Leaked Chinese police data is giving Uyghurs answers about missing family members
For years, this dystopian system of governance has been a reality in China’s far western Xinjiang region, where authorities have built a vast surveillance apparatus designed to detain, monitor and silence its population of Uyghurs and other ethnic minorities.
Now, the scale of that system is being exposed as a major leak of Chinese police documents enters a new phase.
The giant cache of files has been made accessible to the public by a new online search tool that enables people to discover what details the Chinese state has about their loved ones in Xinjiang, according to a report published by the CNN.

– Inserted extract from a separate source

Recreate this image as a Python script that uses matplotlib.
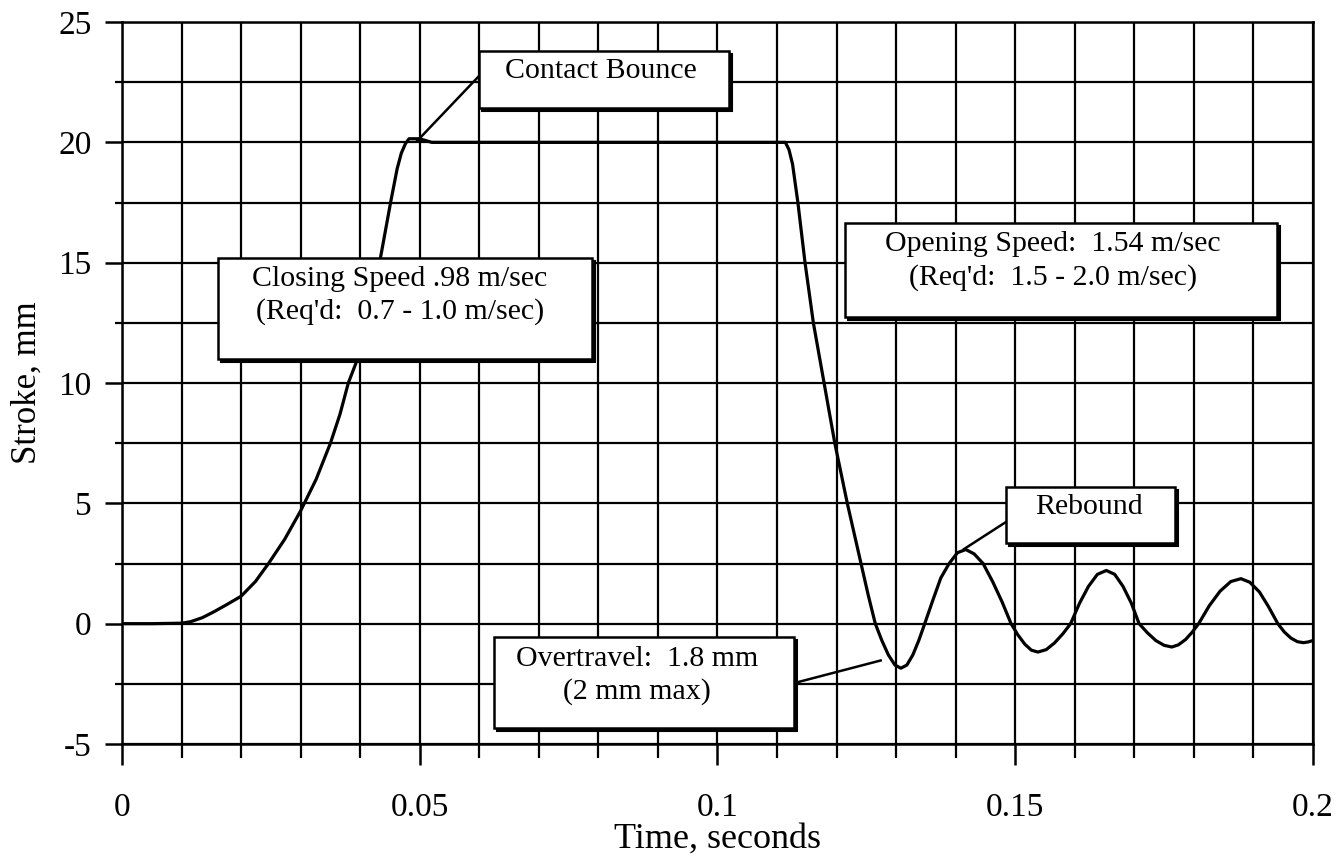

A smaller subset of this data — known as the Xinjiang Police Files — was published last May. Further examination of the files then revealed their full extent, uncovering approximately 830,000 individuals across 11,477 documents and thousands of photographs.
The police files were hacked and leaked by an anonymous individual, then obtained by Adrian Zenz, a director of China Studies at the Victims of Communism Memorial Foundation, a US-based non-profit.
Zenz and his team spent months developing the search tool, which they hope will empower the Uyghur diaspora with concrete information about their relatives, after years of separation and silence.
The new website represents the largest data set ever made publicly available on Xinjiang. It allows people to search for hundreds of thousands of individuals in the raw files, using their Chinese ID card numbers.
The US government and UN estimated that up to two million Uyghurs and other ethnic minorities were detained in a giant network of internment camps, described by the Chinese government as “vocational training centers” designed to combat extremism.